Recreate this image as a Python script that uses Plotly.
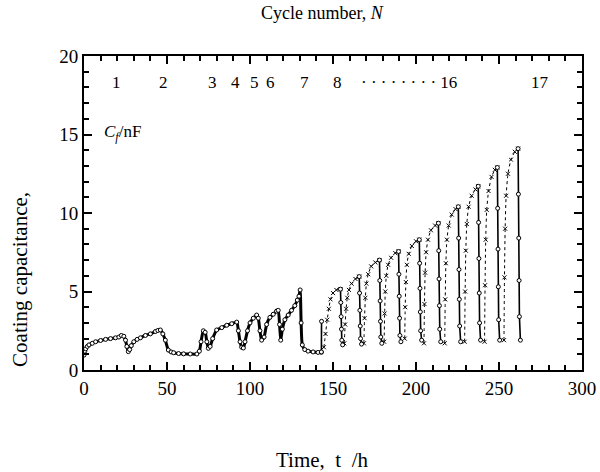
import plotly.graph_objects as go

# ---------------- data ----------------
# cycles 1-7 and the dry interval (continuous dense record)
early_t = [0, 0.5, 1, 2, 3, 5, 7, 10, 13, 16, 19, 21, 22.5, 24, 25, 25.8, 26.7, 27.5,
           28.5, 30, 32, 34, 37, 40, 43, 44.5, 46, 47.5, 49, 50.8, 52.5, 54, 57, 60,
           64, 68, 69.5, 70.5, 71.9, 73, 74, 74.9, 76, 77.5, 79.9, 83, 86, 89, 92,
           93, 94, 95, 96, 97, 98.5, 100, 102, 104, 105, 106, 107, 108.5, 110, 112,
           114, 116, 117, 117.8, 118.5, 119.5, 121, 123, 125, 127, 128.5, 129.5,
           130.2, 130.8, 131.5, 133, 135, 138, 141, 143]
early_c = [0.95, 1.2, 1.35, 1.5, 1.6, 1.7, 1.8, 1.88, 1.95, 2.0, 2.05, 2.1, 2.2, 2.15,
           1.9, 1.5, 1.17, 1.3, 1.55, 1.8, 1.95, 2.05, 2.2, 2.3, 2.45, 2.52, 2.55, 2.3,
           1.9, 1.27, 1.15, 1.1, 1.05, 1.03, 1.02, 1.02, 1.2, 1.8, 2.5, 2.4, 1.8, 1.38,
           1.5, 2.0, 2.55, 2.7, 2.85, 2.95, 3.05, 2.5, 1.8, 1.45, 1.4, 1.8, 2.5, 3.0,
           3.3, 3.5, 3.3, 2.5, 1.9, 2.1, 2.9, 3.35, 3.55, 3.75, 3.8, 2.9, 1.9, 2.6,
           3.2, 3.5, 3.8, 4.1, 4.45, 4.7, 5.1, 3.0, 1.6, 1.3, 1.2, 1.15, 1.12, 1.13]

# cycles 8-17: wetting (rise) and drying (fall) branches, one list per cycle
rise_t = [[144.5, 145.5, 146.5, 147.5, 148.5, 150.0, 152.0, 154.5],
          [156.8, 157.3, 157.9, 158.6, 159.6, 161.2, 163.5, 165.8],
          [168.6, 169.0, 169.5, 170.1, 171.2, 173.0, 175.5, 178.0],
          [180.8, 181.1, 181.5, 182.1, 183.2, 185.0, 187.5, 189.5],
          [193.2, 193.5, 193.9, 194.5, 195.6, 197.5, 200.0, 202.0],
          [204.8, 205.1, 205.5, 206.1, 207.2, 209.0, 211.5, 213.5],
          [217.3, 217.6, 218.0, 218.6, 219.7, 221.5, 223.8, 225.5],
          [229.3, 229.6, 230.0, 230.6, 231.7, 233.5, 235.8, 237.5],
          [241.3, 241.6, 242.0, 242.6, 243.7, 245.5, 247.5, 249.0],
          [253.0, 253.3, 253.7, 254.3, 255.4, 257.2, 259.5, 261.5]]
rise_c = [[1.45, 2.3, 3.2, 3.9, 4.5, 4.9, 5.1, 5.15],
          [1.7, 2.9, 3.9, 4.6, 5.1, 5.5, 5.8, 5.95],
          [1.7, 3.3, 4.6, 5.5, 6.1, 6.6, 6.85, 7.0],
          [1.8, 3.6, 5.0, 6.0, 6.7, 7.15, 7.45, 7.55],
          [2.0, 4.0, 5.6, 6.7, 7.4, 7.9, 8.2, 8.3],
          [1.7, 4.2, 6.2, 7.5, 8.3, 8.9, 9.2, 9.35],
          [1.7, 4.5, 6.8, 8.3, 9.2, 9.9, 10.25, 10.4],
          [1.8, 5.0, 7.6, 9.3, 10.4, 11.1, 11.5, 11.7],
          [1.8, 5.4, 8.3, 10.2, 11.4, 12.3, 12.75, 12.9],
          [1.9, 5.9, 9.0, 11.1, 12.5, 13.4, 13.9, 14.1]]
fall_t = [[143.0, 143.1],
          [154.5, 154.7, 154.9, 155.1, 155.3, 155.8],
          [165.8, 166.0, 166.2, 166.4, 166.6, 167.2],
          [178.0, 178.2, 178.4, 178.6, 178.8, 179.4],
          [189.5, 189.7, 189.9, 190.1, 190.3, 190.9],
          [202.0, 202.2, 202.4, 202.6, 202.8, 203.4],
          [213.5, 213.7, 213.9, 214.1, 214.3, 214.9],
          [225.5, 225.7, 225.9, 226.1, 226.3, 226.9],
          [237.5, 237.7, 237.9, 238.1, 238.3, 238.9],
          [249.0, 249.2, 249.4, 249.6, 249.8, 250.4],
          [261.5, 261.7, 261.9, 262.1, 262.3, 262.9]]
fall_c = [[1.15, 3.1],
          [5.15, 4.3, 3.4, 2.6, 1.9, 1.6],
          [5.95, 4.9, 3.8, 2.8, 2.0, 1.65],
          [7.0, 5.7, 4.4, 3.1, 2.1, 1.7],
          [7.55, 6.1, 4.7, 3.3, 2.2, 1.8],
          [8.3, 6.8, 5.2, 3.7, 2.5, 1.9],
          [9.35, 7.6, 5.8, 4.1, 2.6, 1.8],
          [10.4, 8.4, 6.4, 4.5, 2.8, 1.8],
          [11.7, 9.4, 7.1, 4.9, 3.0, 1.9],
          [12.9, 10.3, 7.7, 5.3, 3.2, 1.9],
          [14.1, 11.2, 8.4, 5.7, 3.4, 1.9]]

cycle_labels = ["1", "2", "3", "4", "5", "6", "7", "8", "17"]
cycle_label_t = [19.5, 47.6, 77.7, 91, 103, 112.5, 133, 153, 274.7]
label_level = 18.3


def join(groups):
    out = []
    for g in groups:
        out += list(g) + [None]
    return out


FONT = "Liberation Serif"
fig = go.Figure()

fig.add_trace(go.Scatter(
    x=early_t, y=early_c, mode="lines+markers",
    line=dict(color="black", width=3, shape="spline", smoothing=0.6),
    marker=dict(symbol="circle", size=4, color="white",
                line=dict(color="black", width=1)),
    showlegend=False))

fig.add_trace(go.Scatter(
    x=join(rise_t), y=join(rise_c), mode="lines+markers",
    line=dict(color="black", width=1, dash="dot", shape="spline", smoothing=0.5),
    marker=dict(symbol="x-thin-open", size=4, line=dict(color="black", width=1)),
    connectgaps=False, showlegend=False))

fig.add_trace(go.Scatter(
    x=join(fall_t), y=join(fall_c), mode="lines+markers",
    line=dict(color="black", width=1.6),
    marker=dict(symbol="circle", size=4, color="white",
                line=dict(color="black", width=1)),
    connectgaps=False, showlegend=False))

annotations = []
for lab, t in zip(cycle_labels, cycle_label_t):
    annotations.append(dict(x=t, y=label_level, xref="x", yref="y", text=lab,
                            xanchor="center", yanchor="middle",
                            showarrow=False, font=dict(family=FONT, size=17, color="black")))
annotations.append(dict(x=165.5, y=label_level, xref="x", yref="y", xanchor="left",
                        yanchor="middle",
                        text="· · · · · · · · 16", showarrow=False,
                        font=dict(family=FONT, size=17, color="black")))
annotations += [
    dict(x=0.478, y=1.137, xref="paper", yref="paper", text="Cycle number, <i>N</i>",
         xanchor="center", yanchor="middle",
         showarrow=False, font=dict(family=FONT, size=18, color="black")),
    dict(x=0.478, y=-0.287, xref="paper", yref="paper", text="Time,  t  /h",
         xanchor="center", yanchor="middle",
         showarrow=False, font=dict(family=FONT, size=21, color="black")),
    dict(x=-0.1285, y=0.287, xref="paper", yref="paper", text="Coating capacitance,",
         xanchor="center", yanchor="middle",
         textangle=-90, showarrow=False, font=dict(family=FONT, size=21, color="black")),
    dict(x=0.078, y=0.755, xref="paper", yref="paper",
         text="<i>C</i><sub><i>f</i></sub>/nF",
         xanchor="center", yanchor="middle",
         showarrow=False, font=dict(family=FONT, size=17, color="black")),
]

axis_common = dict(showgrid=False, zeroline=False, showline=True, linecolor="black",
                   linewidth=2, mirror="ticks", ticks="inside", tickcolor="black",
                   tickwidth=2, ticklen=8, automargin=False,
                   tickfont=dict(family=FONT, size=19, color="black"))

fig.update_xaxes(range=[0, 300], tick0=0, dtick=50,
                 minor=dict(dtick=10, ticks="inside", ticklen=5, tickcolor="black", tickwidth=2),
                 **axis_common)
fig.update_yaxes(range=[0, 20], tick0=0, dtick=5,
                 minor=dict(dtick=1, ticks="inside", ticklen=5, tickcolor="black", tickwidth=2),
                 **axis_common)

fig.update_layout(width=600, height=472, margin=dict(l=84, r=18, t=56, b=102),
                  paper_bgcolor="white", plot_bgcolor="white",
                  font=dict(family=FONT, color="black"),
                  annotations=annotations, showlegend=False)

fig.write_html("out.html", config={"displayModeBar": False},
               post_script="document.body.style.margin='0';"
                           "document.body.style.overflow='hidden';")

|---|

[What you have to do]
Leave out the pictures and restate, word for word, the lines from the top of the data through the line containing "import plotly.graph_objects as go", both included.

[Expected answer]
Recreate this image as a Python script that uses Plotly.
import plotly.graph_objects as go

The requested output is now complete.